Use variables or genexes with usage requirements?

Hi all, I have a question about setting usage requirements which depend on platform or compiler. Assume I have a C++ library Foo such that:

  • When consumers link against it on Windows, they must define FOO_WINDOWS.
  • When the consumer is built using GCC or Clang, -fpersmissive must be used.

(The above macro/flag are just examples, the question holds for arbitrary macro/option usage requirements).

I want to express these as usage requirements on Foo. My question is, what are the [dis]advantages of using variable-conditioned settings vs. generator expressions? Basically, should I do this:

if(WIN32)
  target_compile_definitions(Foo INTERFACE FOO_WINDOWS)
endif()
if(CMAKE_CXX_COMPILER_ID MATCHES GNU|Clang)
  target_compile_options(Foo INTERFACE -fpermissive)
endif()

or this:

target_compile_definitions(Foo INTERFACE $<$<PLATFORM_ID:Windows>:FOO_WINDOWS>)
target_compile_options(Foo INTERFACE $<$<OR:$<CXX_COMPILER_ID:GNU>,$<CXX_COMPILER_ID:Clang>>:-fpermissive>)

My intuition is to use the former (variable-based) approach, since it’s easier to read and I expect it to be faster as well, as it will only be evaluated once, not once per build configuration. (This could add up if dozens of such libraries are involved, each with its own slightly different set of usage requirements).

I understand the advantage of the genex-based approach in situations such as using CUDA, where different compilers can get their hands on the same file.
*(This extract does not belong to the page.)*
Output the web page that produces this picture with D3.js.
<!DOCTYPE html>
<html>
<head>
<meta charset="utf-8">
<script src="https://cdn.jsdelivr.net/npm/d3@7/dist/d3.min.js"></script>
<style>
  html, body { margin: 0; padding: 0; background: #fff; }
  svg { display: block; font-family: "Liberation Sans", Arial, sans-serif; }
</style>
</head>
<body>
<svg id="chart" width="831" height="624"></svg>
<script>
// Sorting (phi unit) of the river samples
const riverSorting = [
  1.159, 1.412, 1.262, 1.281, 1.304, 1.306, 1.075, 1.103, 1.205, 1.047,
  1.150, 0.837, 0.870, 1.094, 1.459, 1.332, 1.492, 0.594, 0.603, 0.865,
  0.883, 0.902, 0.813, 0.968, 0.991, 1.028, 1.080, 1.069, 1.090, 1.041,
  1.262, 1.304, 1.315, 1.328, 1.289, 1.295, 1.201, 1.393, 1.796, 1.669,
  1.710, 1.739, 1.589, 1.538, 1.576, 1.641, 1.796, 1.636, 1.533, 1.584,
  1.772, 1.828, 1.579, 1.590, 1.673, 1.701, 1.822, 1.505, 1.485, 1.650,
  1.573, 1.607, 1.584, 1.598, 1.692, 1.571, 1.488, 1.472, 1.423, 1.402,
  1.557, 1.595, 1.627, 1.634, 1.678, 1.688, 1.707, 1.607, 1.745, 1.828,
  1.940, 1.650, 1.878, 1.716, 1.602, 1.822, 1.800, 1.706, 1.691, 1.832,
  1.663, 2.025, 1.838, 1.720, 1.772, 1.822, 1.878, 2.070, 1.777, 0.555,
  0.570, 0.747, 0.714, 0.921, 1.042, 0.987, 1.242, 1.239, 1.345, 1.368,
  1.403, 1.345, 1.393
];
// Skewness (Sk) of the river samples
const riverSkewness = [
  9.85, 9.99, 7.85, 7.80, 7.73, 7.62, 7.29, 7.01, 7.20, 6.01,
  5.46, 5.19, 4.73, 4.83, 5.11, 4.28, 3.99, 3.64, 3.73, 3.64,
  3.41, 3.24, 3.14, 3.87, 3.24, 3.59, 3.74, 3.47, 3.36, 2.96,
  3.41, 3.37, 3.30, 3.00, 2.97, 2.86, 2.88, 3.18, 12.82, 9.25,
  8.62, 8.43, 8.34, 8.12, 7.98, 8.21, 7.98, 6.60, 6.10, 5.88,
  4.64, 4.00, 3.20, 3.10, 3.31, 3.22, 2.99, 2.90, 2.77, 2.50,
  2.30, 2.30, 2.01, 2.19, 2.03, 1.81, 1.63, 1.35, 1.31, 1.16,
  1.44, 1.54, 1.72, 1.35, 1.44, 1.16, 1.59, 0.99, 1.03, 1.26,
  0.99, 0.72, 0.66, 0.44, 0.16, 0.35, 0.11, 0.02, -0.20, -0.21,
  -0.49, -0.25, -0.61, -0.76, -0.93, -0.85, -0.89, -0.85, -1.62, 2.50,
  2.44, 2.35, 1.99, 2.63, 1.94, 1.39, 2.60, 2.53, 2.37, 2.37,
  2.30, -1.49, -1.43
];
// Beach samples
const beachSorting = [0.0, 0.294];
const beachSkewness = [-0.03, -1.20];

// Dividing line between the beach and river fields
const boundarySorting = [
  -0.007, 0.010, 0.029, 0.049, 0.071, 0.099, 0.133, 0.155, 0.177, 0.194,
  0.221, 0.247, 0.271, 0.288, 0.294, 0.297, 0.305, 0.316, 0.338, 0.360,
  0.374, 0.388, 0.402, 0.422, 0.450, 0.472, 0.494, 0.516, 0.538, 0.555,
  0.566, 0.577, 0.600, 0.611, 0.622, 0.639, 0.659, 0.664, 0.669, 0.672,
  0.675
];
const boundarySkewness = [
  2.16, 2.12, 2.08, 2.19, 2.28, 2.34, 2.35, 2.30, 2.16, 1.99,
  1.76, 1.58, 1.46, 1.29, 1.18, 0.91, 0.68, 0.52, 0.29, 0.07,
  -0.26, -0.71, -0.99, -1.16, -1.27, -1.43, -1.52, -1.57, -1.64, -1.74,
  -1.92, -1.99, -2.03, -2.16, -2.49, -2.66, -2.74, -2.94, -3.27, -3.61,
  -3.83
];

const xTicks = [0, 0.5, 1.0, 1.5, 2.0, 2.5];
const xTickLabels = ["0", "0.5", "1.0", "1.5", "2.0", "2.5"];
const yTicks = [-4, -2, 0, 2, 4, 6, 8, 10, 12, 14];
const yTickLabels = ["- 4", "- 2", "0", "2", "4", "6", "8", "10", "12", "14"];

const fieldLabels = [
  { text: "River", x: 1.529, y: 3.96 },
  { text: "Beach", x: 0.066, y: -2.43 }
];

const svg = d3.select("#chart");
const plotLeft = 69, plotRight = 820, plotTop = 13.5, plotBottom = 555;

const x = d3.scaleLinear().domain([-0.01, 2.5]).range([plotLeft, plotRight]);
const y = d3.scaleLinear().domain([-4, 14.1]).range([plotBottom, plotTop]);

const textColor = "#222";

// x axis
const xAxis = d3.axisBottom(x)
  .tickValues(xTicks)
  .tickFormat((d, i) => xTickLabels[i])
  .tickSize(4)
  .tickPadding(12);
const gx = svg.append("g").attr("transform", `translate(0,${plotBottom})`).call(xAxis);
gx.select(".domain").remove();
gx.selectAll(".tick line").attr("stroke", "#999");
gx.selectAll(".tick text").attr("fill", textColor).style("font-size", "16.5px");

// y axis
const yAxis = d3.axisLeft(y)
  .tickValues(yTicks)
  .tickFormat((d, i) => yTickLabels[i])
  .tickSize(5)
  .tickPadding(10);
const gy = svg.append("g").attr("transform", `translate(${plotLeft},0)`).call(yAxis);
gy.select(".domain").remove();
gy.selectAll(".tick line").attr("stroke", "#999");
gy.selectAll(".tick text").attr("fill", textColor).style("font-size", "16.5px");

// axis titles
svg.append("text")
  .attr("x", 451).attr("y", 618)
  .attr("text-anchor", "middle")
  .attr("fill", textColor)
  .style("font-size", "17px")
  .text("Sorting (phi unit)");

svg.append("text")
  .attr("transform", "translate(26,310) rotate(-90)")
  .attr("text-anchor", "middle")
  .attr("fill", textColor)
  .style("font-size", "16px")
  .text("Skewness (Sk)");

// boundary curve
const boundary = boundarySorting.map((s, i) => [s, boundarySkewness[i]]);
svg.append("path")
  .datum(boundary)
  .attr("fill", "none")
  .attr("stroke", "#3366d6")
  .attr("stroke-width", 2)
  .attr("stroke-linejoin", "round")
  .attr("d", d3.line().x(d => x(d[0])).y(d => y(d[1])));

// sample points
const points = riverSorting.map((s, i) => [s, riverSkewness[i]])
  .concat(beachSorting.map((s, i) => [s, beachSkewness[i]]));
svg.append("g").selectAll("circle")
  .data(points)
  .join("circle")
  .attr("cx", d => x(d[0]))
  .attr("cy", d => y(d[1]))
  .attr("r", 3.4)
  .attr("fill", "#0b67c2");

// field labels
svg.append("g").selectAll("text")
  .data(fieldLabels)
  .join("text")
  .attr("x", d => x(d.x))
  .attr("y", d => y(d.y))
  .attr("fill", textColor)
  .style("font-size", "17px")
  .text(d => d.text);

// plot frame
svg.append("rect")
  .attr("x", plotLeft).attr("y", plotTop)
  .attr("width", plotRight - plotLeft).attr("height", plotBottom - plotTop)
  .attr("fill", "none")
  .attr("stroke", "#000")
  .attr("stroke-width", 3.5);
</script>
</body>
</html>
However, when such special cases are not involved and the buildsystem follows CMake’s normal limitation of “one platform, one toolchain”, is there any advantage to one or the other approach?

Also, does the answer change if I were not defining Foo as part of the build, but writing a package config file for it which could be consumed by the outside world?
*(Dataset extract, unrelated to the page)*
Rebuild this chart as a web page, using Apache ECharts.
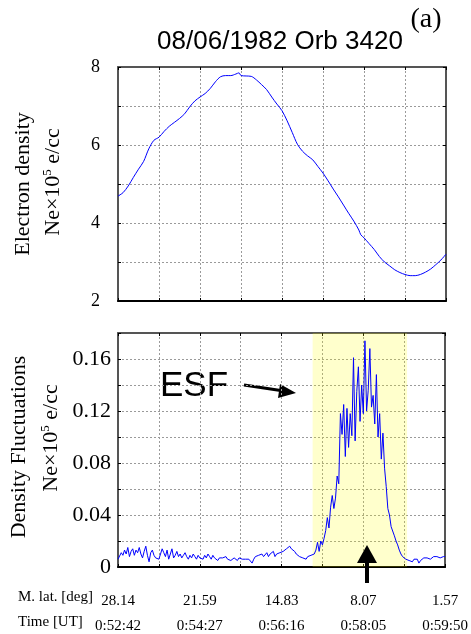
<!DOCTYPE html>
<html><head><meta charset="utf-8">
<script src="https://cdn.jsdelivr.net/npm/echarts@6/dist/echarts.min.js"></script>
<style>html,body{margin:0;padding:0;background:#fff}#c{width:471px;height:634px}</style>
</head><body><div id="c"></div>
<script>
// ---- data ----
const topX = [0,0.125,0.25,0.375,0.5,0.625,0.75,0.875,1.0,1.125,1.25,1.375,1.5,1.625,1.75,1.875,
  2.0,2.125,2.25,2.375,2.5,2.625,2.75,2.875,2.95,3.0,3.125,3.25,3.375,3.5,3.625,3.75,3.875,
  4.0,4.125,4.25,4.375,4.5,4.625,4.75,4.875,5.0,5.125,5.25,5.375,5.5,5.625,5.75,5.875,5.92,
  6.0,6.125,6.25,6.375,6.5,6.625,6.75,6.875,7.0,7.125,7.25,7.375,7.5,7.625,7.75,7.875,8.0];
const topNe = [4.69,4.78,4.95,5.17,5.38,5.58,5.90,6.12,6.20,6.35,6.48,6.58,6.68,6.80,6.98,7.13,
  7.23,7.32,7.45,7.62,7.75,7.78,7.78,7.82,7.85,7.78,7.77,7.76,7.67,7.55,7.42,7.23,7.05,
  6.88,6.62,6.32,6.02,5.84,5.72,5.62,5.45,5.28,5.08,4.87,4.67,4.46,4.25,4.05,3.82,3.70,
  3.62,3.47,3.32,3.14,3.00,2.90,2.80,2.73,2.68,2.65,2.65,2.68,2.74,2.82,2.93,3.05,3.20];
const botStep = 0.04;
const botDn = [
  0.006,0.007,0.011,0.009,0.013,0.010,0.015,0.008,0.012,0.014,
  0.009,0.013,0.011,0.015,0.010,0.007,0.012,0.016,0.009,0.004,
  0.011,0.013,0.009,0.007,0.008,0.006,0.010,0.014,0.011,0.008,
  0.013,0.006,0.010,0.014,0.007,0.009,0.012,0.008,0.010,0.007,
  0.009,0.011,0.008,0.006,0.009,0.007,0.010,0.008,0.006,0.009,
  0.007,0.008,0.006,0.009,0.007,0.010,0.008,0.006,0.009,0.007,
  0.008,0.005,0.007,0.006,0.007,0.006,0.008,0.006,0.007,0.005,
  0.006,0.007,0.006,0.005,0.007,0.006,0.006,0.005,0.006,0.007,
  0.006,0.005,0.003,0.006,0.008,0.007,0.009,0.008,0.010,0.008,
  0.009,0.011,0.008,0.010,0.009,0.012,0.008,0.010,0.009,0.011,
  0.010,0.012,0.013,0.014,0.015,0.016,0.014,0.013,0.012,0.010,
  0.009,0.008,0.009,0.007,0.008,0.006,0.008,0.007,0.009,0.008,
  0.010,0.013,0.019,0.012,0.020,0.017,0.022,0.028,0.038,0.030,
  0.046,0.055,0.045,0.053,0.070,0.064,0.118,0.102,0.125,0.085,
  0.122,0.092,0.118,0.101,0.161,0.097,0.135,0.154,0.112,0.140,
  0.118,0.174,0.120,0.136,0.168,0.123,0.132,0.110,0.148,0.100,
  0.118,0.083,0.103,0.076,0.062,0.045,0.040,0.031,0.030,0.024,
  0.020,0.017,0.013,0.010,0.008,0.009,0.006,0.007,0.005,0.006,
  0.004,0.006,0.005,0.006,0.003,0.005,0.006,0.007,0.006,0.007,
  0.008,0.006,0.007,0.008,0.007,0.008,0.009,0.007,0.008,0.008,
  0.008];
const latLabels = ['28.14','21.59','14.83','8.07','1.57'];
const timeLabels = ['0:52:42','0:54:27','0:56:16','0:58:05','0:59:50'];
const esfRange = [4.76, 7.07];

const topData = topX.map((x,i)=>[x, topNe[i]]);
const botData = botDn.map((v,i)=>[+(i*botStep).toFixed(3), v]);

const SERIF = 'Liberation Serif';
const SANS = 'Liberation Sans';
function gridLine(){ return {show:true, lineStyle:{color:'#9a9a9a', type:[2,2], width:1}}; }
const frameC = '#555';

function mkX(gi, pos, labels) {
  return {
    type:'value', gridIndex:gi, position:pos, min:0, max:8, interval:1,
    axisLine:{show:true, onZero:false, lineStyle:{color: pos==='bottom' ? '#000' : frameC, width:2}},
    axisTick:{show:true, inside:true, length:3, lineStyle:{color:'#000'}},
    splitLine: gridLine(),
    axisLabel: labels ? {
      show:true, margin:22, interval:0, showMinLabel:true, showMaxLabel:true,
      formatter:(v)=>{ const k=Math.round(v); if (k%2!==0) return ''; const j=k/2;
        return '{a|'+latLabels[j]+'}\n{b|'+timeLabels[j]+'}'; },
      rich:{a:{fontFamily:SERIF,fontSize:15,color:'#000',lineHeight:25},
            b:{fontFamily:SERIF,fontSize:15,color:'#000',lineHeight:25}}
    } : {show:false}
  };
}
function mkY(gi, pos, min, max, itv, labelFn, fs, mg) {
  return {
    type:'value', gridIndex:gi, position:pos, min:min, max:max, interval:itv,
    axisLine:{show:true, onZero:false, lineStyle:{color:frameC, width:2}},
    axisTick:{show:true, inside:true, length:3, lineStyle:{color:'#000'}},
    splitLine: gridLine(),
    axisLabel: labelFn ? {show:true, formatter:labelFn, fontFamily:SERIF, fontSize:fs, color:'#000', margin:mg} : {show:false}
  };
}

const chart = echarts.init(document.getElementById('c'), null, {renderer:'canvas'});
chart.setOption({
  animation:false,
  backgroundColor:'#fff',
  grid:[
    {left:118, top:67, width:328, height:234},
    {left:118, top:333, width:328, height:234}
  ],
  xAxis:[ mkX(0,'bottom',false), mkX(0,'top',false), mkX(1,'bottom',true), mkX(1,'top',false) ],
  yAxis:[
    mkY(0,'left',2,8,1,(v)=> (Math.round(v)%2===0 ? String(Math.round(v)) : ''),18,18),
    mkY(0,'right',2,8,1,null),
    mkY(1,'left',0,0.18,0.02,(v)=>{ const k=Math.round(v*100); if (k%4!==0) return ''; return k===0?'0':(k/100).toFixed(2); },22,7),
    mkY(1,'right',0,0.18,0.02,null)
  ],
  series:[
    {type:'line', xAxisIndex:0, yAxisIndex:0, data:topData, showSymbol:false, smooth:0.3,
     lineStyle:{color:'#0000ff', width:1}},
    {type:'line', xAxisIndex:2, yAxisIndex:2, data:botData, showSymbol:false,
     lineStyle:{color:'#0000ff', width:1},
     markArea:{silent:true, itemStyle:{color:'rgba(255,255,0,0.2)'},
       data:[[{xAxis:esfRange[0]},{xAxis:esfRange[1]}]]}}
  ],
  graphic:[
    {type:'text', x:280, y:42, style:{text:'08/06/1982 Orb 3420', font:'26px "'+SANS+'"', fill:'#000', textAlign:'center', textVerticalAlign:'middle'}},
    {type:'text', x:426, y:20, style:{text:'(a)', font:'28px "'+SERIF+'"', fill:'#000', textAlign:'center', textVerticalAlign:'middle'}},
    {type:'text', x:23, y:184, rotation:Math.PI/2, style:{text:'Electron density', font:'22px "'+SERIF+'"', fill:'#000', textAlign:'center', textVerticalAlign:'middle'}},
    {type:'text', x:53, y:182, rotation:Math.PI/2, style:{text:'{n|Ne×10}{s|5}{n| e/cc}', textAlign:'center', textVerticalAlign:'middle',
      rich:{n:{fontFamily:SERIF,fontSize:22,color:'#000'}, s:{fontFamily:SERIF,fontSize:13,color:'#000',verticalAlign:'top',padding:[0,0,10,0]}}}},
    {type:'text', x:19, y:447, rotation:Math.PI/2, style:{text:'Density Fluctuations', font:'22px "'+SERIF+'"', fill:'#000', textAlign:'center', textVerticalAlign:'middle'}},
    {type:'text', x:51, y:438, rotation:Math.PI/2, style:{text:'{n|Ne×10}{s|5}{n| e/cc}', textAlign:'center', textVerticalAlign:'middle',
      rich:{n:{fontFamily:SERIF,fontSize:22,color:'#000'}, s:{fontFamily:SERIF,fontSize:13,color:'#000',verticalAlign:'top',padding:[0,0,10,0]}}}},
    {type:'text', x:160, y:386, style:{text:'ESF', font:'35px "'+SANS+'"', fill:'#000', textAlign:'left', textVerticalAlign:'middle'}},
    {type:'line', shape:{x1:244, y1:385, x2:284, y2:391}, style:{stroke:'#000', lineWidth:3}},
    {type:'polygon', shape:{points:[[296,393],[280,384],[278,398]]}, style:{fill:'#000'}},
    {type:'polygon', shape:{points:[[367,545],[357,563],[377,563]]}, style:{fill:'#000'}, z:10},
    {type:'rect', shape:{x:365, y:562, width:4, height:21}, style:{fill:'#000'}, z:10},
    {type:'text', x:18, y:597, style:{text:'M. lat. [deg]', font:'15px "'+SERIF+'"', fill:'#000', textAlign:'left', textVerticalAlign:'middle'}},
    {type:'text', x:18, y:622, style:{text:'Time [UT]', font:'15px "'+SERIF+'"', fill:'#000', textAlign:'left', textVerticalAlign:'middle'}}
  ]
});
</script></body></html>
For platform-specific logic, either choice works, but variables are probably clearer. For compiler-specific logic, the compiler you build with might not be the same as the one the consumer is using, so that should probably be done through generator expressions if using different compilers like that is acceptable.

I think I’d still prefer the genex approach myself. But rarely do I have platform-specific things like that in CMake (as I believe that is usually done in headers in the projects I’ve worked on). Compiler-specific things can’t be in headers and have to be in the usage interface.

Thanks everyone for the answers.

That is something I failed to fully consider for the package case, and is a very good point.